If I were to explore the history of my own club, a major event jumps out at me. Rebranding at the turn of the 1960s from Yellow and Blue to White was an integral part of Don Revie’s campaign to refresh Leeds United. Within ten years, they went from a regional club in a city dominated by Rugby to one of the best teams in the world (at that point). Anthony Clavane explains this incredibly well within the context of the Leeds Jewish Community in his award-winning book The Promised Land. Within 15 years, they had reached a European Cup final. Symbolically, the white kit represented the turning point in Leeds United’s history. That all white strip is a key feature of the club at this point. You do not hear of any controversy regarding this change, there doesn’t seem to be anything in the record books.

Given Cardiff’s recent failures in the play-offs, one could reasonably argue that a change in colour would provide a similar turning point. Frequent runs to the top of the Championship have been met with failure. Could it not, potentially, provide a similar benefit to that which it provided Leeds?

Admittedly, however, there is a massive difference between the two. As mentioned previously, Leeds were a minor blot on the footballing landscape at this point. The change in kit was no issue, as there was no real identity to the club. It was not as if Leeds’s nickname of the Peacocks had anything to do with the colour of the segments on the kit. Cardiff fans can point to their nickname, the ‘bluebirds’, as being heavily linked to the blue and white kit they wear. There is an identity there. It is not the same as a shift that occurred several generations ago. Too much history is tied up in the club colours to accept it readily.

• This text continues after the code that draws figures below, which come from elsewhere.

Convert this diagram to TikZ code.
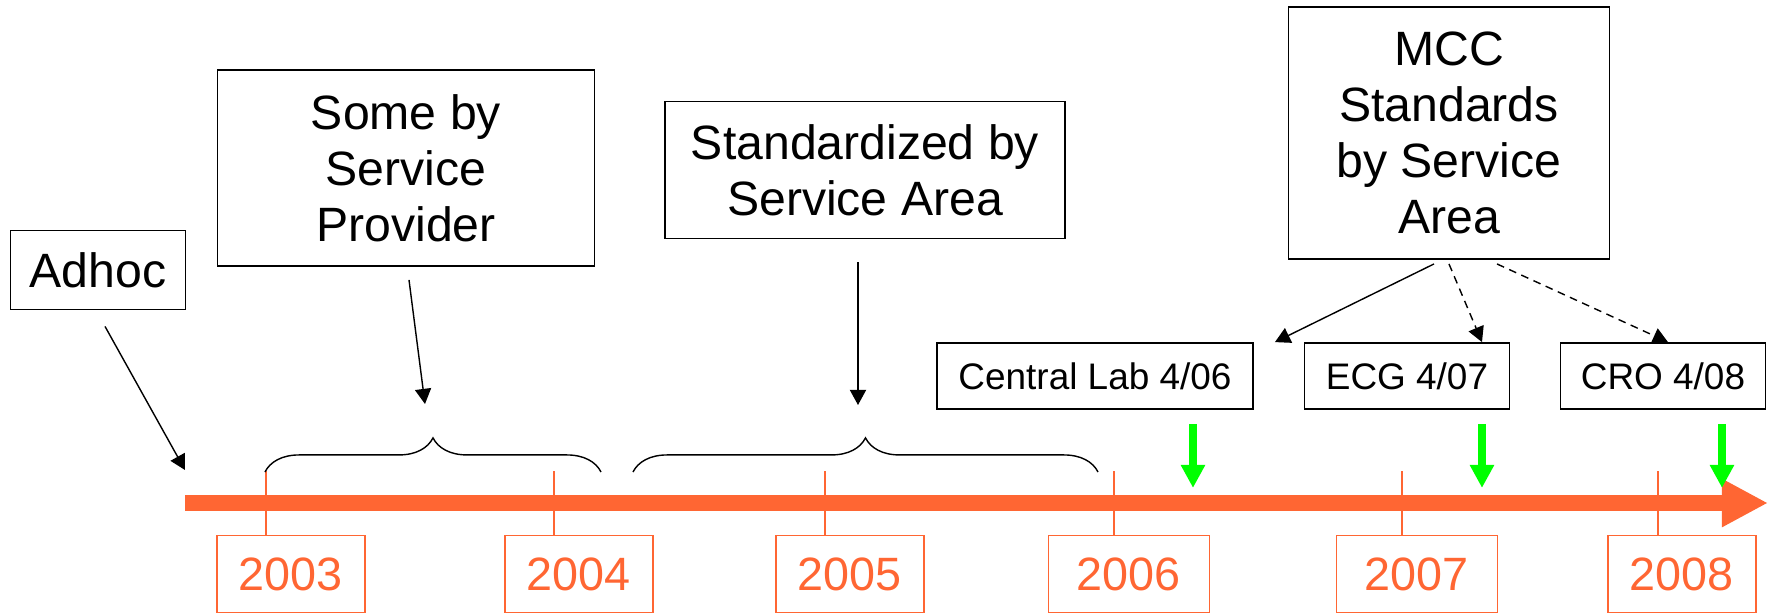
\documentclass[tikz,border=0pt]{standalone}
\usepackage{fontspec}
\setmainfont{Liberation Sans}
\usetikzlibrary{positioning,calc,arrows.meta,decorations.pathreplacing}

\definecolor{tlorange}{RGB}{255,102,51}
\definecolor{tlgreen}{RGB}{0,255,0}

\begin{document}
\begin{tikzpicture}[x=0.01cm, y=-0.01cm,
		box/.style={draw, line width=0.5pt, align=center, inner sep=0pt, font=\fontsize{13.7}{15.9}\selectfont},
		release/.style={draw, line width=0.5pt, inner sep=0pt, minimum height=0.66cm, font=\fontsize{10.5}{12}\selectfont},
		year/.style={draw=tlorange, text=tlorange, line width=0.4pt, inner sep=0pt, minimum height=0.77cm, font=\fontsize{13.3}{15}\selectfont},
		tick/.style={draw=tlorange, line width=0.4pt},
		timeline/.style={draw=tlorange, line width=0.16cm, -{Triangle[length=0.46cm, width=0.45cm]}},
		milestone/.style={draw=tlgreen, line width=0.08cm, -{Triangle[length=0.23cm, width=0.23cm]}},
		link/.style={line width=0.4pt, -{Triangle[length=4.3pt, width=4.6pt]}},
		later/.style={link, dash pattern=on 2.2pt off 1.6pt},
		curly/.style={line width=0.4pt, decorate, decoration={brace, amplitude=9.7pt}}]
		\useasboundingbox (0,0) rectangle (1768,615);

		\node[box, minimum width=1.75cm, minimum height=0.79cm] (adhoc) at (98,270) {Adhoc};
		\node[box, minimum width=3.77cm, minimum height=1.96cm] (provider) at (406,168) {Some by\\Service\\Provider};
		\node[box, minimum width=4cm, minimum height=1.37cm] (area) at (865,170) {Standardized by\\Service Area};
		\node[box, minimum width=3.21cm, minimum height=2.52cm] (mcc) at (1449,133) {MCC\\Standards\\by Service\\Area};

		\node[release, minimum width=3.16cm] (lab) at (1095,376) {Central Lab 4/06};
		\node[release, minimum width=2.05cm] (ecg) at (1407,376) {ECG 4/07};
		\node[release, minimum width=2.05cm] (cro) at (1663,376) {CRO 4/08};

		\node[year, minimum width=1.48cm] (y2003) at (291,574) {2003};
		\node[year, minimum width=1.48cm] (y2004) at (579,574) {2004};
		\node[year, minimum width=1.48cm] (y2005) at (850,574) {2005};
		\node[year, minimum width=1.61cm] (y2006) at (1129,574) {2006};
		\node[year, minimum width=1.61cm] (y2007) at (1417,574) {2007};
		\node[year, minimum width=1.48cm] (y2008) at (1682,574) {2008};

		\coordinate (start) at (185,503);
		\coordinate (end) at (1768,503);
		\coordinate (span1) at (433,438);
		\coordinate (span2) at (865,439);

		\foreach \tx/\yr in {266/2003, 554/2004, 825/2005, 1114/2006, 1402/2007, 1658/2008}
			\draw[tick] (\tx,471) -- (\tx,0 |- y\yr.north);
		\draw[timeline] (start) -- (end);

		\draw[curly] (265,472) -- (601,472);
		\draw[curly] (633,472) -- (1098,472);

		\draw[link] ($(adhoc.south)+(7,16)$) -- ($(start)+(0,-33)$);
		\draw[link] ($(provider.south)+(3,13)$) -- ($(span1)+(-8,-34)$);
		\draw[link] ($(area.south)+(-7,23)$) -- ($(span2)+(-7,-34)$);

		\draw[link] ($(mcc.south)+(-15,4)$) -- ($(lab.north east)+(21,0)$);
		\draw[later] ($(mcc.south)+(0,4)$) -- ($(ecg.north)+(75,0)$);
		\draw[later] ($(mcc.south)+(48,4)$) -- ($(cro.north)+(5,0)$);

		\draw[milestone] ($(lab.south)+(98,14)$) -- ++(0,64);
		\draw[milestone] ($(ecg.south)+(75,14)$) -- ++(0,64);
		\draw[milestone] ($(cro.south)+(59,14)$) -- ++(0,64);
	\end{tikzpicture}
\end{document}
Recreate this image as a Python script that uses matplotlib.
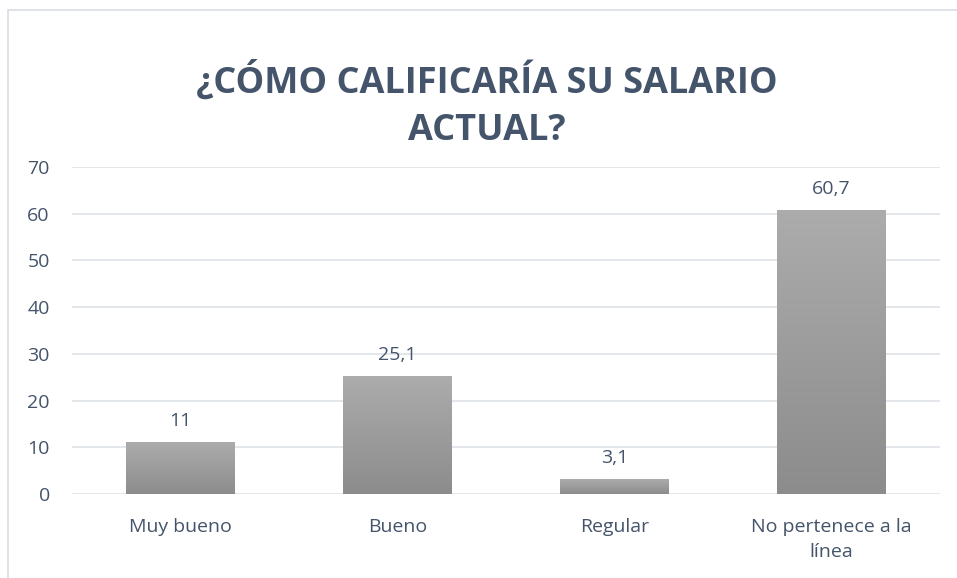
import matplotlib
matplotlib.use("Agg")
import matplotlib.pyplot as plt
import numpy as np
from matplotlib.patches import Rectangle
from matplotlib.colors import LinearSegmentedColormap

categories = ["Muy bueno", "Bueno", "Regular", "No pertenece a la\nlínea"]
values = [11, 25.1, 3.1, 60.7]
value_labels = ["11", "25,1", "3,1", "60,7"]
yticks = [0, 10, 20, 30, 40, 50, 60, 70]

text_color = "#44546A"
font = "Open Sans"

fig = plt.figure(figsize=(9.57, 5.78), dpi=100)
fig.patch.set_facecolor("white")
fig.patches.append(Rectangle((8/957, -0.2), 2, 1.2 - 10/578, transform=fig.transFigure,
                             fill=False, edgecolor="#D9DDE3", linewidth=1.2))

ax = fig.add_axes([72/957, 84/578, 868/957, (494-167)/578])
x = np.arange(len(categories))
bars = ax.bar(x, values, width=0.5, color="none", zorder=3)
grad = np.linspace(0, 1, 256).reshape(-1, 1)
cmap = LinearSegmentedColormap.from_list("g", ["#8C8C8C", "#ACACAC"])
for b in bars:
    x0, w, h = b.get_x(), b.get_width(), b.get_height()
    ax.imshow(grad, extent=(x0, x0 + w, 0, h), origin="lower", aspect="auto",
              cmap=cmap, zorder=3, interpolation="bilinear")
for b, lab in zip(bars, value_labels):
    ax.annotate(lab, (b.get_x() + b.get_width()/2, b.get_height()),
                xytext=(0, 9), textcoords="offset points", ha="center", va="bottom",
                fontsize=14, color=text_color, family=font)

ax.set_xlim(-0.5, len(categories) - 0.5)
ax.set_ylim(0, 70)
ax.set_yticks(yticks)
ax.set_yticklabels([str(t) for t in yticks], fontsize=14, color=text_color, family=font)
ax.set_xticks(x)
ax.set_xticklabels(categories, fontsize=14, color=text_color, family=font, linespacing=1.55)
ax.tick_params(axis="both", length=0)
ax.tick_params(axis="y", pad=16)
ax.tick_params(axis="x", pad=17)
ax.grid(axis="y", color="#E1E5EA", linewidth=1.3, zorder=0)
for s in ax.spines.values():
    s.set_visible(False)
ax.set_aspect("auto")

fig.text(487/957, 1 - 105/578, "¿CÓMO CALIFICARÍA SU SALARIO\nACTUAL?", ha="center", va="center",
         fontsize=26, fontweight="bold", color=text_color, family=font, linespacing=1.4)

fig.savefig("out.png", dpi=100, facecolor="white")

Other minor benefits include the potential marketing ability of the new colours. Word is that in Malaysia, the club have struggled to take advantage of the connections of owner Dato Chan Tien Ghee in this regard, due to the colour of the kit. Red is, apparently, more marketable than blue. Furthermore, the money ‘TG’ could plunge in, were the club to change the kit according to his wishes, would obviously be a great boon to any attempt to get out of the league. Finally, the attempt to become the nation’s club by branding themselves in the primary colour of the flag could reap benefits. This could increase income, should the entire nation find themselves represented in the club.

However, in reality, history should take precedent. It is not like Revie’s Leeds switch, there is too much feeling involved to wade through. It has to be taken as a positive that Cardiff have decided not to go ahead with the change. One can say it would probably not have had a positive end.